Отец женился на моей матери, когда ему было уже тридцать пять лет, а ей восемнадцать. Для него она тогда была почти ребенок, Сонечкой Берс. И Сонечкой она для него и осталась надолго. Разница лет никогда не сглаживается. Когда мне было пятьдесят лет, а моей матери семьдесят — я все же был для нее тем же Илюшей, каким я был и в детстве. Также и в отношениях моего отца и матери. Ее молодость, ее экспансивность, женственность и необычайное самоотречение дали ему двадцать лет безоблачного семейного счастья. Лучшей жены он не желал и не мог желать. Он ее воспитал на свой лад и внушил ей те понятия, которые в то время казались ему правильными.
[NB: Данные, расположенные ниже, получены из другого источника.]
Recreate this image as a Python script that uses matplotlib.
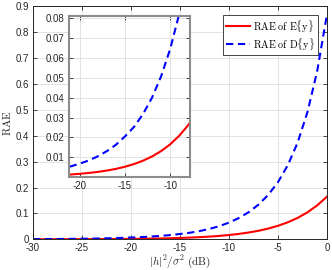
import numpy as np
import matplotlib
matplotlib.use("Agg")
import matplotlib.pyplot as plt

plt.rcParams['font.family'] = ['Liberation Sans', 'DejaVu Sans']
plt.rcParams['mathtext.fontset'] = 'cm'
plt.rcParams['axes.unicode_minus'] = False

# snr in dB
snr_db = [-30, -29, -28, -27, -26, -25, -24, -23, -22, -21, -20,
          -19, -18, -17, -16, -15, -14, -13, -12, -11, -10,
          -9, -8, -7, -6, -5, -4, -3, -2, -1, 0]
rae_mean = [0.00017, 0.00021, 0.00026, 0.00033, 0.00041, 0.00052, 0.00066, 0.00083, 0.00104, 0.00131, 0.00165,
            0.00208, 0.00262, 0.00329, 0.00414, 0.00522, 0.00657, 0.00827, 0.0104, 0.0131, 0.0165,
            0.0208, 0.0262, 0.0329, 0.0414, 0.0522, 0.0657, 0.0827, 0.1041, 0.1311, 0.1650]
rae_var = [0.0007, 0.0009, 0.0011, 0.0014, 0.0017, 0.0022, 0.0027, 0.0034, 0.0043, 0.0054, 0.0068,
           0.0084, 0.0105, 0.0131, 0.0163, 0.0205, 0.0253, 0.0318, 0.0401, 0.0508, 0.0645,
           0.0821, 0.1046, 0.1337, 0.1715, 0.2210, 0.2864, 0.3735, 0.4907, 0.6502, 0.870]

ax_col = '#262626'
grid_col = '#e3e3e3'

fig = plt.figure(figsize=(3.32, 2.70), dpi=100)
ax = fig.add_axes([0.0994, 0.1137, 0.8856, 0.863])
ax.plot(snr_db, rae_mean, color='#ff0000', lw=1.5, label=r'$\mathrm{RAE\ of\ E\{y\}}$')
ax.plot(snr_db, rae_var, color='#0000ff', lw=1.5, ls=(0, (3.5, 2.2)), label=r'$\mathrm{RAE\ of\ D\{y\}}$')
ax.set_xlim(-30, 0)
ax.set_ylim(0, 0.9)
ax.set_xticks(np.arange(-30, 1, 5))
ax.set_yticks(np.arange(0, 0.91, 0.1))
ax.set_yticklabels(['0'] + ['%.1f' % v for v in np.arange(0.1, 0.91, 0.1)])
ax.grid(True, color=grid_col, lw=0.7)
ax.set_axisbelow(True)
ax.tick_params(direction='in', length=3, width=0.6, labelsize=7, colors=ax_col,
               top=True, right=True, pad=3)
for s in ax.spines.values():
    s.set_color(ax_col)
    s.set_linewidth(0.7)
ax.set_xlabel(r'$|h|^2/\sigma^2\ \mathrm{(dB)}$', fontsize=8, color=ax_col, labelpad=-0.5)
ax.set_ylabel(r'$\mathrm{RAE}$', fontsize=8, color=ax_col, labelpad=2)
leg = ax.legend(loc='upper right', fontsize=7.3, fancybox=False, framealpha=1,
                edgecolor=ax_col, borderpad=0.3, labelspacing=0.2,
                handlelength=2.4, handletextpad=0.3, borderaxespad=0.9)
leg.get_frame().set_linewidth(0.6)

# inset zoom
ins = fig.add_axes([0.2078, 0.3456, 0.3645, 0.5951])
ins.plot(snr_db, rae_mean, color='#ff0000', lw=1.5)
ins.plot(snr_db, rae_var, color='#0000ff', lw=1.5, ls=(0, (3.5, 2.2)))
ins.set_xlim(-21.2, -7.8)
ins.set_ylim(0.0002, 0.0812)
ins.set_xticks([-20, -15, -10])
ins.set_yticks(np.arange(0.01, 0.081, 0.01))
ins.set_yticklabels(['%.2f' % v for v in np.arange(0.01, 0.081, 0.01)])
ins.grid(True, color=grid_col, lw=0.7)
ins.set_axisbelow(True)
ins.tick_params(direction='in', length=3, width=0.6, labelsize=7, colors=ax_col,
                top=True, right=True, pad=3)
for s in ins.spines.values():
    s.set_color('#8c8c8c')
    s.set_linewidth(1.5)

fig.savefig('out.png', dpi=100)
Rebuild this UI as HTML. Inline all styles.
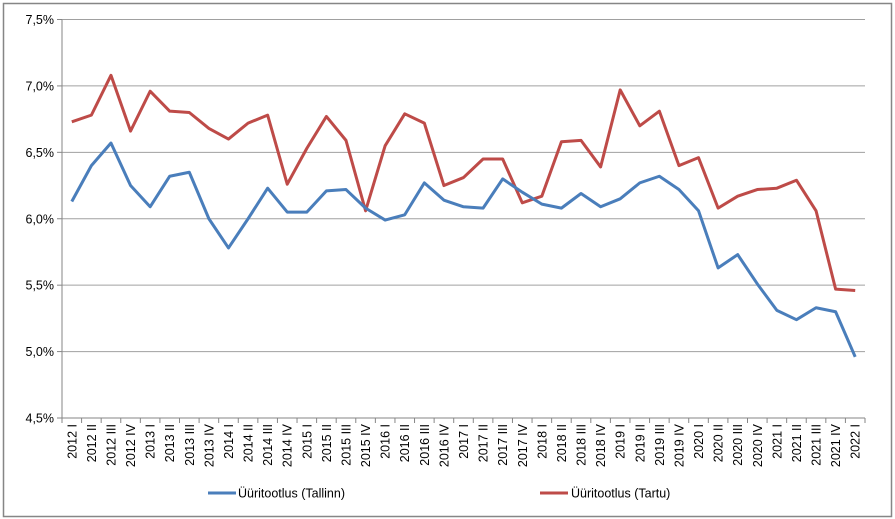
<!DOCTYPE html>
<html><head><meta charset="utf-8"><style>
body{margin:0;background:#fff;}
svg{display:block;font-family:"Liberation Sans","DejaVu Sans",sans-serif;}
</style></head><body>
<svg id="chart" width="895" height="519">
<rect x="3.5" y="3.5" width="888" height="513" fill="#fff" stroke="#868686" stroke-width="1.5"/>
<g id="grid"></g><g id="axes"></g><g id="series"></g>
<g>
<line x1="208" y1="493" x2="236" y2="493" stroke="#4a7ebb" stroke-width="3"/>
<text x="238" y="497.5" font-size="12.5" fill="#000">Üüritootlus (Tallinn)</text>
<line x1="540" y1="493" x2="568" y2="493" stroke="#be4b48" stroke-width="3"/>
<text x="571" y="497.5" font-size="12.5" fill="#000">Üüritootlus (Tartu)</text>
</g>
</svg>
<script>
const categories=["2012 I","2012 II","2012 III","2012 IV","2013 I","2013 II","2013 III","2013 IV","2014 I","2014 II","2014 III","2014 IV","2015 I","2015 II","2015 III","2015 IV","2016 I","2016 II","2016 III","2016 IV","2017 I","2017 II","2017 III","2017 IV","2018 I","2018 II","2018 III","2018 IV","2019 I","2019 II","2019 III","2019 IV","2020 I","2020 II","2020 III","2020 IV","2021 I","2021 II","2021 III","2021 IV","2022 I"];
const tallinn=[6.13,6.40,6.57,6.25,6.09,6.32,6.35,6.00,5.78,6.00,6.23,6.05,6.05,6.21,6.22,6.08,5.99,6.03,6.27,6.14,6.09,6.08,6.30,6.20,6.11,6.08,6.19,6.09,6.15,6.27,6.32,6.22,6.06,5.63,5.73,5.51,5.31,5.24,5.33,5.30,4.96];
const tartu=[6.73,6.78,7.08,6.66,6.96,6.81,6.80,6.68,6.60,6.72,6.78,6.26,6.53,6.77,6.59,6.06,6.55,6.79,6.72,6.25,6.31,6.45,6.45,6.12,6.17,6.58,6.59,6.39,6.97,6.70,6.81,6.40,6.46,6.08,6.17,6.22,6.23,6.29,6.06,5.47,5.46];
const yTicks=[4.5,5.0,5.5,6.0,6.5,7.0,7.5];
const NS="http://www.w3.org/2000/svg";
const L=62,R=865,T=19.5,B=418,yMin=4.5,yMax=7.5;
const step=(R-L)/categories.length;
const x=i=>L+step*(i+0.5);
const y=v=>B-(v-yMin)/(yMax-yMin)*(B-T);
function mk(tag,attrs,parent){const e=document.createElementNS(NS,tag);for(const k in attrs)e.setAttribute(k,attrs[k]);parent.appendChild(e);return e;}
const grid=document.getElementById('grid'),axes=document.getElementById('axes'),ser=document.getElementById('series');
yTicks.forEach(t=>{
 const gl=mk('line',{x1:L,x2:R,y1:y(t),y2:y(t),stroke:'#a0a0a0','stroke-width':1},grid);
 
 
 mk('line',{x1:L-5,x2:L,y1:y(t),y2:y(t),stroke:'#868686'},axes);
 const tx=mk('text',{x:L-8,y:y(t)+4.5,'text-anchor':'end','font-size':'12.5',fill:'#000'},axes);
 tx.textContent=t.toFixed(1).replace('.',',')+'%';
 
 
});
const ya=mk('line',{x1:L,x2:L,y1:T,y2:B,stroke:'#868686'},axes);


const xa=mk('line',{x1:L,x2:R,y1:B,y2:B,stroke:'#868686'},axes);


for(let i=0;i<=categories.length;i++)mk('line',{x1:L+step*i,x2:L+step*i,y1:B,y2:B+5,stroke:'#868686'},axes);
categories.forEach((c,i)=>{
 const tx=mk('text',{transform:`translate(${x(i)+4.5},${B+6}) rotate(-90)`,'text-anchor':'end','font-size':'12.5',fill:'#000'},axes);
 tx.textContent=c;
 
 
});
function line(vals,color,name){
 const p=mk('polyline',{points:vals.map((v,i)=>x(i)+','+y(v)).join(' '),fill:'none',stroke:color,'stroke-width':3,'stroke-linejoin':'round'},ser);
 
 
}
line(tartu,'#be4b48','series-tartu');
line(tallinn,'#4a7ebb','series-tallinn');
</script>
</body></html>
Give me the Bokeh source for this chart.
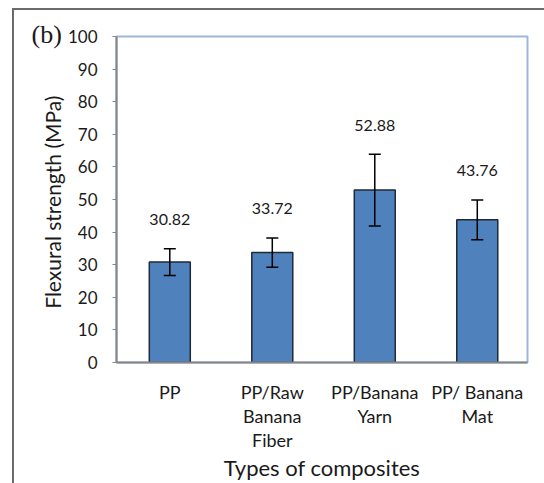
from bokeh.plotting import figure
from bokeh.models import Range1d, FixedTicker, Whisker, ColumnDataSource, TeeHead
from bokeh.embed import file_html
from bokeh.resources import INLINE
from bokeh.core.properties import value

categories = ["PP", "PP/Raw\nBanana\nFiber", "PP/Banana\nYarn", "PP/ Banana\nMat"]
strength = [30.82, 33.72, 52.88, 43.76]
errors = [4.1, 4.5, 11.0, 6.1]
y_ticks = [0, 10, 20, 30, 40, 50, 60, 70, 80, 90, 100]

FONT = "Lato"
TXT = "#1a1a1a"
xs = list(range(1, len(categories) + 1))
src = ColumnDataSource(dict(
    x=xs, top=strength,
    upper=[s + e for s, e in zip(strength, errors)],
    lower=[s - e for s, e in zip(strength, errors)],
    lab=[f"{s:.2f}" for s in strength],
))

p = figure(frame_width=411, frame_height=326, output_backend="svg", toolbar_location=None,
           x_range=Range1d(0.48, 4.49), y_range=Range1d(0, 100),
           min_border_left=102, min_border_right=19, min_border_top=26, min_border_bottom=110)
p.margin = (8, 0, 0, 12)
p.styles = {"border-left": "2px solid #6b6b6b", "border-top": "2px solid #6b6b6b"}

p.title.text = "(b)"
p.title.align = "left"
p.title.offset = -85
p.title.standoff = -24
p.title.text_font = "Liberation Serif"
p.title.text_font_size = "26px"
p.title.text_font_style = "normal"
p.title.text_color = TXT

p.grid.visible = False
p.outline_line_color = "#9bb7d9"
p.outline_line_width = 2

p.vbar(x="x", top="top", width=0.4, source=src, fill_color="#4f81bd",
       line_color="#1e2a36", line_width=1.5)
p.add_layout(Whisker(base="x", upper="upper", lower="lower", source=src,
                     level="overlay", line_color="black", line_width=1.5,
                     upper_head=TeeHead(size=12, line_color="black", line_width=1.5),
                     lower_head=TeeHead(size=12, line_color="black", line_width=1.5)))
p.text(x="x", y="upper", text="lab", source=src, text_align="center",
       text_baseline="middle", y_offset=-29, text_font=value(FONT),
       text_font_size="16px", text_color=TXT)

p.yaxis.ticker = FixedTicker(ticks=y_ticks)
p.yaxis.minor_tick_line_color = None
p.yaxis.major_tick_out = 4
p.yaxis.major_tick_in = 0
p.yaxis.major_tick_line_color = "#868686"
p.yaxis.axis_line_color = "#868686"
p.yaxis.axis_line_width = 2
p.yaxis.major_label_text_font = FONT
p.yaxis.major_label_text_font_size = "17px"
p.yaxis.major_label_text_color = TXT
p.yaxis.major_label_standoff = 15
p.yaxis.axis_label = "Flexural  strength (MPa)"
p.yaxis.axis_label_text_font = FONT
p.yaxis.axis_label_text_font_style = "normal"
p.yaxis.axis_label_text_font_size = "21px"
p.yaxis.axis_label_text_color = TXT
p.yaxis.axis_label_standoff = 0

p.xaxis.ticker = FixedTicker(ticks=xs)
p.xaxis.major_label_overrides = {i: c for i, c in zip(xs, categories)}
p.xaxis.major_tick_line_color = None
p.xaxis.minor_tick_line_color = None
p.xaxis.axis_line_color = "#868686"
p.xaxis.axis_line_width = 2
p.xaxis.major_label_text_font = FONT
p.xaxis.major_label_text_font_size = "18px"
p.xaxis.major_label_text_color = TXT
p.xaxis.major_label_standoff = 12
p.xaxis.major_label_text_line_height = 1.1
p.xaxis.axis_label = "Types of composites"
p.xaxis.axis_label_text_font = FONT
p.xaxis.axis_label_text_font_style = "normal"
p.xaxis.axis_label_text_font_size = "22px"
p.xaxis.axis_label_text_color = TXT
p.xaxis.axis_label_standoff = 0

open("out.html", "w").write(file_html(p, INLINE))
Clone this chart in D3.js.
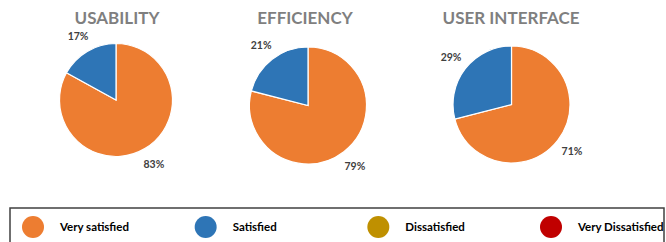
<!DOCTYPE html>
<html><head><meta charset="utf-8">
<script src="https://cdn.jsdelivr.net/npm/d3@7"></script>
<style>html,body{margin:0;padding:0;background:#fff;overflow:hidden}</style>
</head><body>
<svg id="c" width="666" height="242"></svg>
<script>
const charts = ["USABILITY", "EFFICIENCY", "USER INTERFACE"];
const categories = ["Very satisfied", "Satisfied", "Dissatisfied", "Very Dissatisfied"];
const verySatisfied = [83, 79, 71];
const satisfied = [17, 21, 29];
const dissatisfied = [0, 0, 0];
const veryDissatisfied = [0, 0, 0];
const colors = ["#ED7D31", "#2E75B6", "#BF9000", "#C00000"];

const svg = d3.select("#c");
const centers = [[116, 100], [308, 105.5], [511.5, 104.5]];
const radii = [56.5, 58.5, 58.5];
const titleX = [117, 305, 511];

const pie = d3.pie().sort(null).value(d => d.v);
const color = d3.scaleOrdinal().domain(categories).range(colors);

charts.forEach((name, i) => {
  const data = categories.map((c, k) => ({c, v: [verySatisfied, satisfied, dissatisfied, veryDissatisfied][k][i]}));
  const arcs = pie(data).filter(a => a.data.v > 0);
  const r = radii[i];
  const g = svg.append("g").attr("transform", `translate(${centers[i][0]},${centers[i][1]})`);
  const arc = d3.arc().innerRadius(0).outerRadius(r);
  g.selectAll("path").data(arcs).join("path")
    .attr("d", arc).attr("fill", d => color(d.data.c))
    .attr("stroke", "#fff").attr("stroke-width", 1.2);
  const lab = d3.arc().innerRadius(r + 18).outerRadius(r + 18);
  g.selectAll("text").data(arcs).join("text")
    .attr("transform", d => {
      const [x, y] = lab.centroid({startAngle: d.startAngle, endAngle: d.endAngle});
      return `translate(${x},${y})`;
    })
    .attr("text-anchor", "middle").attr("dy", "0.35em")
    .attr("font-family", "Lato, 'Open Sans', sans-serif").attr("font-weight", "bold")
    .attr("font-size", 10.5).attr("fill", "#404040")
    .text(d => d.data.v + "%");
  svg.append("text").attr("x", titleX[i]).attr("y", 24)
    .attr("text-anchor", "middle")
    .attr("font-family", "Lato, 'Open Sans', sans-serif").attr("font-weight", "bold")
    .attr("font-size", 17).attr("fill", "#7F7F7F").text(name);
});

// legend
svg.append("rect").attr("x", 10).attr("y", 208).attr("width", 654).attr("height", 60)
  .attr("fill", "none").attr("stroke", "#404040").attr("stroke-width", 1.5);
const lx = d3.scalePoint().domain(categories).range([33, 551]);
const lg = svg.selectAll("g.leg").data(categories).join("g").attr("class", "leg")
  .attr("transform", d => `translate(${lx(d)},227)`);
lg.append("circle").attr("r", 11).attr("fill", d => color(d));
lg.append("text").attr("x", 27).attr("dy", "0.35em")
  .attr("font-family", "Lato, 'Open Sans', sans-serif").attr("font-weight", "bold")
  .attr("font-size", 11.5).attr("fill", "#000").text(d => d);
</script>
</body></html>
Он идеализировал ее в образах своих романов, отчасти в Наташе и в Долли. Знал ли он, что придет время, когда он от прежних своих идеалов отречется и вызовет к жизни другие, более высокие и бесплотные.
И женился ли бы он на ней, и был ли бы он счастлив в те первые двадцать лет женатой жизни, если бы Сонечка Берс из Наташи Ростовой вдруг преобразилась в проповедницу чистого христианства, опрощения и платонического брака, он, который мечтал тогда об увеличении своего состояния, скупал дешевые земли у самарских башкир и заставил ее родить тринадцать человек детей.
Как это далеко от того, к чему впоследствии пришел отец!
Помню я, как папа иногда ездил по делам в Москву. В те времена он еще носил в Москве сюртук, сшитый у лучшего в то время французского портного Айе. Помню я, как он, вернувшись из Москвы, с восторгом рассказывал мама, как он был у генерал-губернатора, князя Владимира Андреевича Долгорукова, и как князь сказал ему, что, когда Таня (которой было в то время лет семь-восемь) вырастет, он устроит для нее бал. Как странно это кажется теперь! И странно то, что Долгорукий свое слово действительно сдержал и Таня была у него на балу, но это было уже в то время, когда отец пережил свой духовный переворот и от светской жизни и балов ушел безвозвратно.
Говорю это не в осуждение кого-либо, а лишь для того, чтобы опровергнуть всякие осуждения как отца, так и матери. "Tout comprendre c'est tout pardonner".
Как часто я слышал эти слова из уст отца!